While there, Guppy received a "series of letters" from his uncle, trying to convince him to return to Kinnersley. Instead, Guppy took a ship to Australia, and then travelled to Tasmania. After spending a few weeks in Tasmania he sailed for New Zealand.

Guppy shipwrecked on the coast of New Zealand. He lived with the Māori for over two years, during which time his uncle sold Kinnersley. After deciding that it was "safe to return" Guppy travelled to the nearest English settlement in New Zealand. From there, he sailed to England, and then Trinidad, where his parents lived.

== Trinidad ==
In Trinidad, Guppy settled with his parents in San Fernando initially, and later moved to Port of Spain to accept a job with the government.

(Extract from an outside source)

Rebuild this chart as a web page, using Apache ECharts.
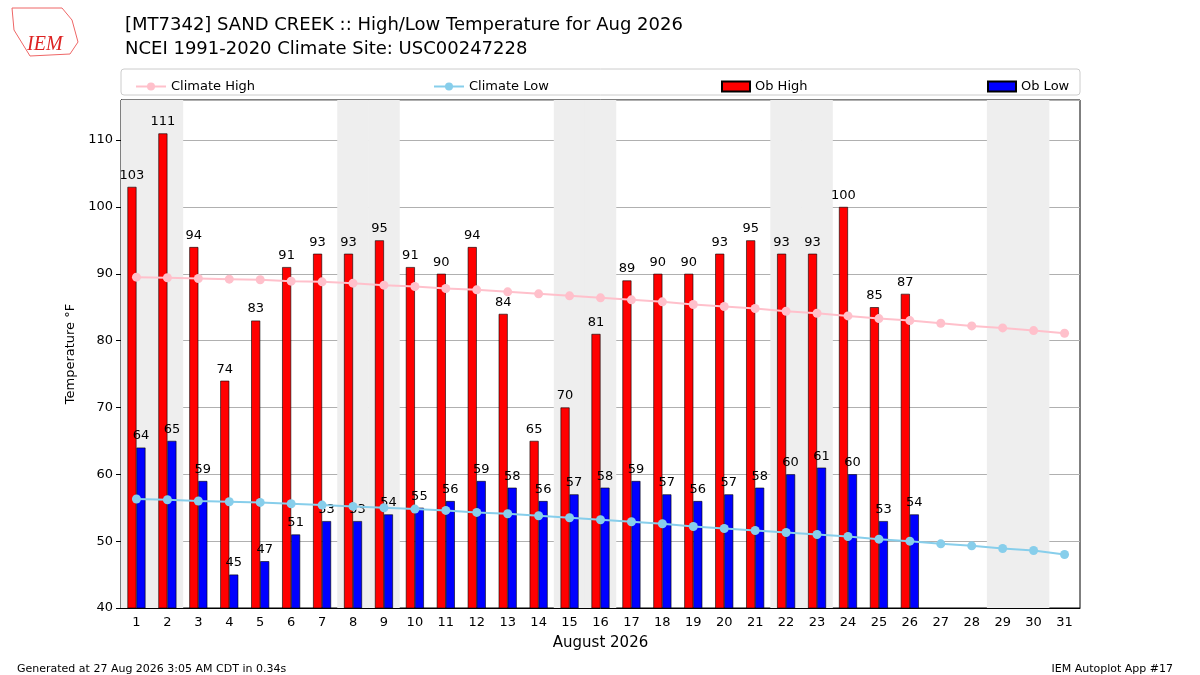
<!DOCTYPE html>
<html><head><meta charset="utf-8">
<script src="https://cdn.jsdelivr.net/npm/echarts@6/dist/echarts.min.js"></script>
<style>body{margin:0}#c{width:1200px;height:675px}</style>
</head><body><div id="c"></div>
<script>
var days = [];
for (var d = 1; d <= 31; d++) days.push(String(d));
var obHigh = [103,111,94,74,83,91,93,93,95,91,90,94,84,65,70,81,89,90,90,93,95,93,93,100,85,87];
var obLow = [64,65,59,45,47,51,53,53,54,55,56,59,58,56,57,58,59,57,56,57,58,60,61,60,53,54];
var climHigh = [89.5,89.4,89.3,89.2,89.1,88.9,88.8,88.6,88.3,88.1,87.8,87.6,87.3,87.0,86.7,86.4,86.1,85.8,85.4,85.1,84.8,84.4,84.1,83.7,83.3,83.0,82.6,82.2,81.9,81.5,81.1];
var climLow = [56.3,56.2,56.0,55.9,55.8,55.6,55.4,55.2,55.0,54.8,54.6,54.3,54.1,53.8,53.5,53.2,52.9,52.6,52.2,51.9,51.6,51.3,51.0,50.7,50.3,50.0,49.6,49.3,48.9,48.6,48.0];
var weekendDays = [1,2,8,9,15,16,22,23,29,30];
var yMin = 40, yMax = 116;

var shade = days.map(function (d) { return weekendDays.indexOf(+d) >= 0 ? yMax : null; });
var font = 'DejaVu Sans';
var myChart = echarts.init(document.getElementById('c'));
function leg(name, left, icon) {
  var l = {data: [name], left: left, top: 75, itemWidth: icon ? 28 : 30, itemHeight: 10,
    textStyle: {fontFamily: font, fontSize: 13, color: '#000'}};
  if (icon) l.icon = icon;
  return l;
}
option = {
  animation: false,
  textStyle: {fontFamily: font},
  title: [
    {text: '[MT7342] SAND CREEK :: High/Low Temperature for Aug 2026\nNCEI 1991-2020 Climate Site: USC00247228',
     left: 120, top: 8, textStyle: {fontFamily: font, fontSize: 18, fontWeight: 'normal', lineHeight: 24, color: '#000'}},
    {text: 'Generated at 27 Aug 2026 3:05 AM CDT in 0.34s', left: 12, top: 659,
     textStyle: {fontFamily: font, fontSize: 11, fontWeight: 'normal', color: '#000'}},
    {text: 'IEM Autoplot App #17', right: 22, top: 659,
     textStyle: {fontFamily: font, fontSize: 11, fontWeight: 'normal', color: '#000'}},
    {text: 'IEM', left: 22, top: 30, textStyle: {fontFamily: 'Liberation Serif', fontStyle: 'italic', fontSize: 20, fontWeight: 'normal', color: '#d22'}}
  ],
  graphic: [
    {type: 'rect', shape: {x: 121, y: 69, width: 959, height: 26, r: 3}, style: {fill: '#fff', stroke: '#ccc'}},
    {type: 'polyline', shape: {points: [[12,8],[62,8],[72,20],[78,42],[70,54],[30,56],[14,30],[12,8]]}, style: {fill: 'none', stroke: '#e66', lineWidth: 1}}
  ],
  legend: [leg('Climate High', 130), leg('Climate Low', 428), leg('Ob High', 716, 'rect'), leg('Ob Low', 982, 'rect')],
  grid: {left: 121, right: 120, top: 100, bottom: 67, show: true, borderColor: '#000', borderWidth: 1, backgroundColor: 'transparent'},
  xAxis: [
    {type: 'category', data: days, name: 'August 2026', nameLocation: 'middle', nameGap: 28,
     nameTextStyle: {fontSize: 15, color: '#000'},
     axisLine: {onZero: false, lineStyle: {color: '#000'}}, axisTick: {alignWithLabel: true, lineStyle: {color: '#000'}},
     axisLabel: {color: '#000', fontSize: 13}},
    {type: 'category', data: days, show: false}
  ],
  yAxis: {type: 'value', min: yMin, max: yMax, interval: 10, name: 'Temperature °F', nameLocation: 'middle', nameGap: 36,
    nameTextStyle: {fontSize: 13, color: '#000'},
    axisLine: {show: true, lineStyle: {color: '#000'}}, axisTick: {show: true},
    axisLabel: {color: '#000', fontSize: 13, showMaxLabel: false},
    splitLine: {lineStyle: {color: '#b0b0b0'}}},
  series: [
    {type: 'bar', xAxisIndex: 1, data: shade, barWidth: '102%', itemStyle: {color: '#eee'}, silent: true, z: 0},
    {name: 'Ob High', type: 'bar', data: obHigh, barWidth: 9, barGap: '0%',
     itemStyle: {color: '#ff0000', borderColor: '#000', borderWidth: 0.6},
     label: {show: true, position: 'top', color: '#000', fontSize: 13}},
    {name: 'Ob Low', type: 'bar', data: obLow, barWidth: 9,
     itemStyle: {color: '#0000ff', borderColor: '#000', borderWidth: 0.6},
     label: {show: true, position: 'top', color: '#000', fontSize: 13}},
    {name: 'Climate High', type: 'line', data: climHigh, symbol: 'circle', symbolSize: 9,
     itemStyle: {color: 'pink'}, lineStyle: {color: 'pink', width: 2}, z: 5},
    {name: 'Climate Low', type: 'line', data: climLow, symbol: 'circle', symbolSize: 9,
     itemStyle: {color: 'skyblue'}, lineStyle: {color: 'skyblue', width: 2}, z: 5}
  ]
};
myChart.setOption(option);
</script></body></html>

While living in Port of Spain he collected a small fish commonly known as "millions" living in the St. Ann's River. He shared specimens with Albert Günther at the British Museum, who named them Girardinus guppii in Guppy's honour. Now considered a junior synonym of Poecilia reticulata, the common name "guppy" still remains.

Guppy married Alice Rostant, the daughter of local French planters and a descendant of the Counts de Rostang, French aristocrats who had fled to Trinidad to escape the French Revolution. he became Trinidad's Chief Inspector of Schools until his retirement in 1891.

Guppy lived at 26 Queens Park West, in Port of Spain, a single-story dwelling raised off the ground on stone pillars, and was located in the most desirable neighbourhood in the town. It faced the Queen's Park Savannah and looked north toward the Governor's House. After the death of his father in November 1894, the family moved to another house nearby after the arrival of a new family in the house next door proved too noisy for him. A few years later Guppy purchased a cocoa estate called Glenside in eastern Trinidad, near Tunapuna, and the family relocated to the plantation.

Although he had no formal training in the sciences Lechmere wrote and published numerous articles on the malacology and palaeontology of the region. He served as President of the Scientific Association of Trinidad, as well as of the Royal Victoria Institute Board. He contributed about seventy memoirs or papers between 1863 and 1913. His special interest went to palaeoconchology and recent mollusks, especially the terrestrial and fluviatile species, of which he described many new species.

== Bibliography ==
(incomplete)
- Guppy, R. J. L. (1866). "On the Tertiary Mollusca of Jamaica"
- Guppy, R. J. Lechmere (1868). "IV. On the Lingual Dentition of some West-Indian Gasteropoda."
- Guppy, R. J. L. (1868). "On the terrestrial mollusks of Dominica and Grenada, with an account of some new species from Trinidad"
- 1872. Third series of additions to the Catalogue of the land and freshwater Molluska of Trinidad: with a revised list of all the species.
- 1873. "On some new Tertiary fossils from Jamaica". Proceedings of the Science Association of Trinidad 2(2): 72–88, London.
- Guppy, R. J. Lechmere (1874). "IV.—On the West Indian Tertiary Fossils"
- Guppy, R. J. Lechmere (1874). "I.—On the West Indian Tertiary Fossils"
- Guppy, R. J. Lechmere (1875). "VI.—Supplement to the Paper on West Indian Tertiary Fossils"
- Guppy, R. J. L. (1876). "On the Miocene Fossils of Haiti"
- Guppy, R. J. Lechmere (1896). "Descriptions of tertiary fossils from the Antillean region"
- Lechmere Guppy, R. J. (1911). "On the Geology of Antigua and other West Indian Islands with reference to the Physical History of the Caribean [sic] Region"
- 1912. "Fossils from Springvale near Couva, Trinidad". Agricultural Society of Trinidad and Tobago, 2: London.